The improving economic and business travel backdrop is expected to continue driving growth in the hotel sector over the next two years. Events such as the World Gymnastics Championship, Open Championship, Richo Woman’s British Championship and Turner Prize as well as the Scottish Government initiative, Year of Food and Drink, are expected to fuel hotel demand throughout 2015.
The Scottish hotel industry is also be building on a strong 2014 with events such as the Commonwealth Games and a wide range of cultural festivals, combined with interest in the Scottish Referendum, helping boost performance.
Bruce Cartwright, partner, PwC in Scotland, said:
“Here in Scotland, we’re seeing growth driven by a combination of higher average daily rates (ADR) and occupancy levels. This could, in part, be attributed to a structural shift towards more branded budget hotels as well as access to online distribution channels and greater propensity by people to travel.

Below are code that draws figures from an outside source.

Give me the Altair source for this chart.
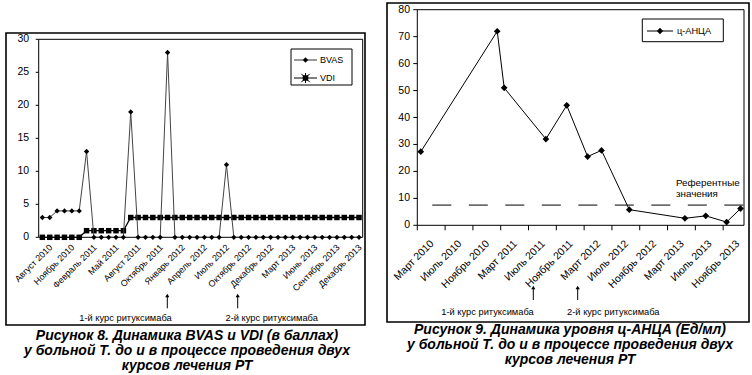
import altair as alt
import pandas as pd

# ---------------- data: Рисунок 8 (BVAS / VDI, visits) ----------------
bvas = [3, 3, 4, 4, 4, 4, 13, 0, 0, 0, 0, 0, 19, 0, 0, 0, 0, 28, 0, 0, 0, 0,
        0, 0, 0, 11, 0, 0, 0, 0, 0, 0, 0, 0, 0, 0, 0, 0, 0, 0, 0, 0, 0, 0]
vdi = [0, 0, 0, 0, 0, 0, 1, 1, 1, 1, 1, 1, 3, 3, 3, 3, 3, 3, 3, 3, 3, 3,
       3, 3, 3, 3, 3, 3, 3, 3, 3, 3, 3, 3, 3, 3, 3, 3, 3, 3, 3, 3, 3, 3]
left_tick_labels = ["Август 2010", "Ноябрь 2010", "Февраль 2011", "Май 2011",
                    "Август 2011", "Октябрь 2011", "Январь 2012", "Апрель 2012",
                    "Июль 2012", "Октябрь 2012", "Декабрь 2012", "Март 2013",
                    "Июнь 2013", "Сентябрь 2013", "Декабрь 2013"]
left_label_every = 3
left_y_ticks = [0, 5, 10, 15, 20, 25, 30]

# ---------------- data: Рисунок 9 (ц-АНЦА, monthly date axis) ----------------
anca_months = ["2010-03", "2011-02", "2011-03", "2011-09", "2011-12", "2012-03",
               "2012-05", "2012-09", "2013-05", "2013-08", "2013-11", "2014-01"]
anca_values = [27.3, 72, 51, 32, 44.5, 25.5, 27.8, 5.8, 2.6, 3.5, 1.2, 6.2]
reference_value = 7.5
right_tick_labels = ["Март 2010", "Июль 2010", "Ноябрь 2010", "Март 2011",
                     "Июль 2011", "Ноябрь 2011", "Март 2012", "Июль 2012",
                     "Ноябрь 2012", "Март 2013", "Июль 2013", "Ноябрь 2013"]
right_label_every = 4
right_y_ticks = [0, 10, 20, 30, 40, 50, 60, 70, 80]

# ---------------- texts ----------------
legend_left = ["BVAS", "VDI"]
legend_right = ["ц-АНЦА"]
course_labels = ["1-й курс ритуксимаба", "2-й курс ритуксимаба"]
reference_label = ["Референтные", "значения"]
caption_left = ["Рисунок 8. Динамика BVAS и VDI (в баллах)",
                "у больной Т. до и в процессе проведения двух",
                "курсов лечения РТ"]
caption_right = ["Рисунок 9. Динамика уровня ц-АНЦА (Ед/мл)",
                 "у больной Т. до и в процессе проведения двух",
                 "курсов лечения РТ"]

W, H = 752, 375
SANS = "Liberation Sans, Arial, sans-serif"

one = pd.DataFrame({"k": [0]})


def box(x0, x1, y0, y1, width=1.0, fill=None):
    kw = dict(stroke="black", strokeWidth=width)
    if fill:
        kw["fill"] = fill
    else:
        kw["fillOpacity"] = 0
    return alt.Chart(one).mark_rect(**kw).encode(
        x=alt.value(x0), x2=alt.value(x1), y=alt.value(y0), y2=alt.value(y1))


def hrule(x0, x1, y, color="black", width=1.0):
    return alt.Chart(one).mark_rule(color=color, strokeWidth=width).encode(
        x=alt.value(x0), x2=alt.value(x1), y=alt.value(y))


def vrule(x, y0, y1, color="black", width=1.0):
    return alt.Chart(one).mark_rule(color=color, strokeWidth=width).encode(
        x=alt.value(x), y=alt.value(y0), y2=alt.value(y1))


def sym(x, y, shape, size, filled=True, width=1.0):
    return alt.Chart(one).mark_point(shape=shape, size=size, filled=filled,
                                     color="black", opacity=1,
                                     strokeWidth=width).encode(
        x=alt.value(x), y=alt.value(y))


def txt(text, x, y, size, align="center", weight="normal", style="normal", lh=None):
    kw = dict(align=align, baseline="middle", fontSize=size, font=SANS,
              fontWeight=weight, fontStyle=style, color="black")
    if lh:
        kw["lineHeight"] = lh
    return alt.Chart(one).mark_text(**kw).encode(
        x=alt.value(x), y=alt.value(y), text=alt.value(text))


# ================= LEFT PANEL =================
LX0, LX1, LY0, LY1 = 38.7, 362.7, 237.3, 39.3
n_left = len(bvas)
left_df = pd.DataFrame({"i": list(range(n_left)), "BVAS": bvas, "VDI": vdi})
lx_scale = alt.Scale(domain=[-0.5, n_left - 0.5], range=[LX0, LX1], nice=False, zero=False)
ly_scale = alt.Scale(domain=[0, 30], range=[LY0, LY1], nice=False)


def LX(f):
    return alt.X(f, scale=lx_scale, axis=None)


def LY(f):
    return alt.Y(f, scale=ly_scale, axis=None)


lbase = alt.Chart(left_df)
l_vdi_line = lbase.mark_line(color="black", strokeWidth=1.3).encode(x=LX("i:Q"), y=LY("VDI:Q"))
l_vdi_pts = lbase.mark_point(shape="square", filled=True, size=30, color="black",
                             opacity=1).encode(x=LX("i:Q"), y=LY("VDI:Q"))
l_bvas_line = lbase.mark_line(color="#444444", strokeWidth=1).encode(x=LX("i:Q"), y=LY("BVAS:Q"))
l_bvas_pts = lbase.mark_point(shape="diamond", filled=True, size=28, color="black",
                              opacity=1).encode(x=LX("i:Q"), y=LY("BVAS:Q"))

# left axes (drawn through the panel scales)
l_xt_df = pd.DataFrame({"i": list(range(0, n_left, left_label_every))[:len(left_tick_labels)],
                        "label": left_tick_labels})
l_yt_df = pd.DataFrame({"v": left_y_ticks})
l_xlabels = alt.Chart(l_xt_df).mark_text(
    angle=315, align="right", baseline="middle", fontSize=8.9, font=SANS,
    color="black", dx=0, dy=12).encode(x=LX("i:Q"), y=alt.value(LY0), text="label:N")
l_yticks = alt.Chart(l_yt_df).mark_rule(color="black", strokeWidth=1).encode(
    y=LY("v:Q"), x=alt.value(LX0 - 3), x2=alt.value(LX0))
l_ylabels = alt.Chart(l_yt_df).mark_text(
    align="right", baseline="middle", fontSize=10.5, font=SANS, color="black").encode(
    y=LY("v:Q"), x=alt.value(LX0 - 9.5), text="v:Q")

left_panel = alt.layer(l_vdi_line, l_vdi_pts, l_bvas_line, l_bvas_pts,
                       l_xlabels, l_yticks, l_ylabels)

# ================= RIGHT PANEL =================
RX0, RX1, RY0, RY1 = 417.3, 744.0, 225.3, 9.7
n_months = 47
month_idx = [(int(s[:4]) - 2010) * 12 + int(s[5:7]) - 3 for s in anca_months]
right_df = pd.DataFrame({"m": [v + 0.5 for v in month_idx], "anca": anca_values})
rx_scale = alt.Scale(domain=[0, n_months], range=[RX0, RX1], nice=False, zero=False)
ry_scale = alt.Scale(domain=[0, 80], range=[RY0, RY1], nice=False)


def RX(f):
    return alt.X(f, scale=rx_scale, axis=None)


def RY(f):
    return alt.Y(f, scale=ry_scale, axis=None)


rbase = alt.Chart(right_df)
r_line = rbase.mark_line(color="black", strokeWidth=1).encode(x=RX("m:Q"), y=RY("anca:Q"))
r_pts = rbase.mark_point(shape="diamond", filled=True, size=45, color="black",
                         opacity=1).encode(x=RX("m:Q"), y=RY("anca:Q"))
r_ref = alt.Chart(one).mark_rule(color="black", strokeWidth=1, strokeDash=[19, 17.5],
                                 strokeDashOffset=21.5).encode(
    x=alt.value(RX0), x2=alt.value(RX1),
    y=alt.Y(datum=reference_value, scale=ry_scale, axis=None))

r_xt_df = pd.DataFrame({"m": [k * right_label_every for k in range(len(right_tick_labels))],
                        "label": right_tick_labels})
r_yt_df = pd.DataFrame({"v": right_y_ticks})
r_xticks = alt.Chart(r_xt_df).mark_rule(color="black", strokeWidth=1).encode(
    x=RX("m:Q"), y=alt.value(RY0), y2=alt.value(RY0 + 5))
r_xlabels = alt.Chart(r_xt_df).mark_text(
    angle=315, align="right", baseline="middle", fontSize=10.5, font=SANS,
    color="black", dx=-1.4, dy=22.5).encode(x=RX("m:Q"), y=alt.value(RY0), text="label:N")
r_yticks = alt.Chart(r_yt_df).mark_rule(color="black", strokeWidth=1).encode(
    y=RY("v:Q"), x=alt.value(RX0 - 4), x2=alt.value(RX0))
r_ylabels = alt.Chart(r_yt_df).mark_text(
    align="right", baseline="middle", fontSize=10.5, font=SANS, color="black").encode(
    y=RY("v:Q"), x=alt.value(RX0 - 7.3), text="v:Q")

right_panel = alt.layer(r_ref, r_line, r_pts, r_xticks, r_xlabels, r_yticks, r_ylabels)

# ================= decorations =================
decor = [
    # outer frames
    box(6, 365, 33, 325, width=1.6),
    box(387, 749, 3, 322, width=1.6),
    # plot-area borders (also the axis lines)
    box(LX0, LX1, LY1, LY0, width=1),
    box(RX0, RX1, RY1, RY0, width=1),
    # left legend
    box(291, 352, 49, 85, width=1, fill="white"),
    hrule(294, 317, 60, color="#333333"),
    sym(305.5, 60, "diamond", 28),
    txt(legend_left[0], 320, 60, 9, align="left"),
    hrule(294, 317, 78),
    sym(305.5, 78, "square", 30),
    sym(305.5, 78, "M-1,-1L1,1M1,-1L-1,1M0,-1.2L0,1.2", 70, filled=False, width=1),
    txt(legend_left[1], 320, 78, 9, align="left"),
    # right legend
    box(642.3, 723.3, 19, 41.7, width=1, fill="white"),
    hrule(647, 673, 31),
    sym(660, 31, "diamond", 40),
    txt(legend_right[0], 677, 31, 9.2, align="left"),
    # reference label
    txt(reference_label, 676, 182.7, 9.8, align="left", lh=11.5),
    # course arrows (left)
    vrule(167.3, 297, 308.3),
    sym(167.3, 295.5, "triangle-up", 18),
    vrule(237.7, 297, 308.3),
    sym(237.7, 295.5, "triangle-up", 18),
    txt(course_labels[0], 125.5, 317.5, 9.3),
    txt(course_labels[1], 271.7, 317.5, 9.3),
    # course arrows (right)
    vrule(533.3, 288.5, 300),
    sym(533.3, 287.5, "triangle-up", 18),
    vrule(577.7, 288.5, 300),
    sym(577.7, 287.5, "triangle-up", 18),
    txt(course_labels[0], 487.5, 311.7, 9.3),
    txt(course_labels[1], 613.3, 311.7, 9.3),
    # captions
    txt(caption_left, 187, 336, 14, weight="bold", style="italic", lh=15),
    txt(caption_right, 570, 330, 14, weight="bold", style="italic", lh=15),
]

chart = alt.layer(*decor, left_panel, right_panel).resolve_scale(
    x="independent", y="independent"
).properties(
    width=W, height=H, padding=0, autosize=alt.AutoSizeParams(type="none"),
    background="white"
).configure_view(stroke=None)

chart.save("out.html", embed_options={"renderer": "svg", "actions": False})
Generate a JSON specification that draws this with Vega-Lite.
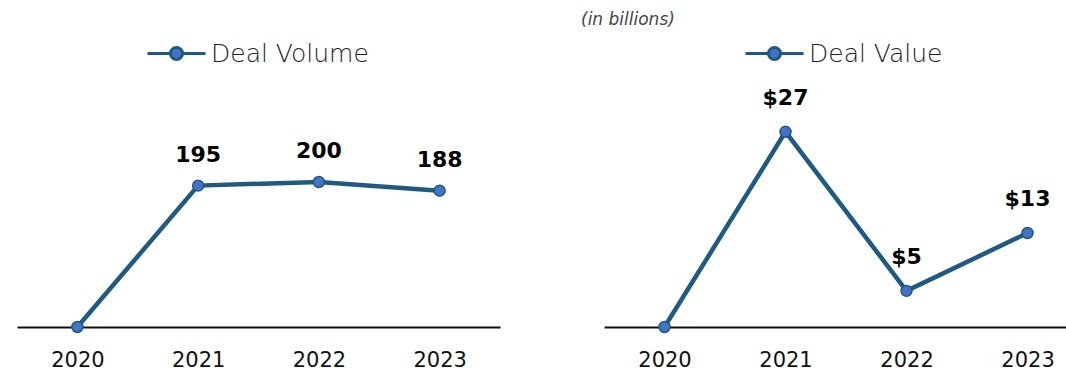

“In strong performing cities – like Edinburgh and Glasgow – which operated at over 80% occupancy in 2014, this gives hotels the confidence to raise rates and in 2015 and 2016, we could see ADR rise by as much as 4.6%, driving RevPar growth of around 5.4%. Despite the ongoing oil price challenges, Aberdeen still commands the highest ADR outside of London, at £97.64 – a 9% uplift on the previous year.
“We can expect this trend of strong growth across the three cities to continue over the next two years, albeit at a slower pace to 2014.
“As we look ahead, there is no doubt that the hotel sector faces plenty of challenges, particularly as a result of economic and geopolitical uncertainties. However, we remain optimistic in its ability to compete, adapt and succeed.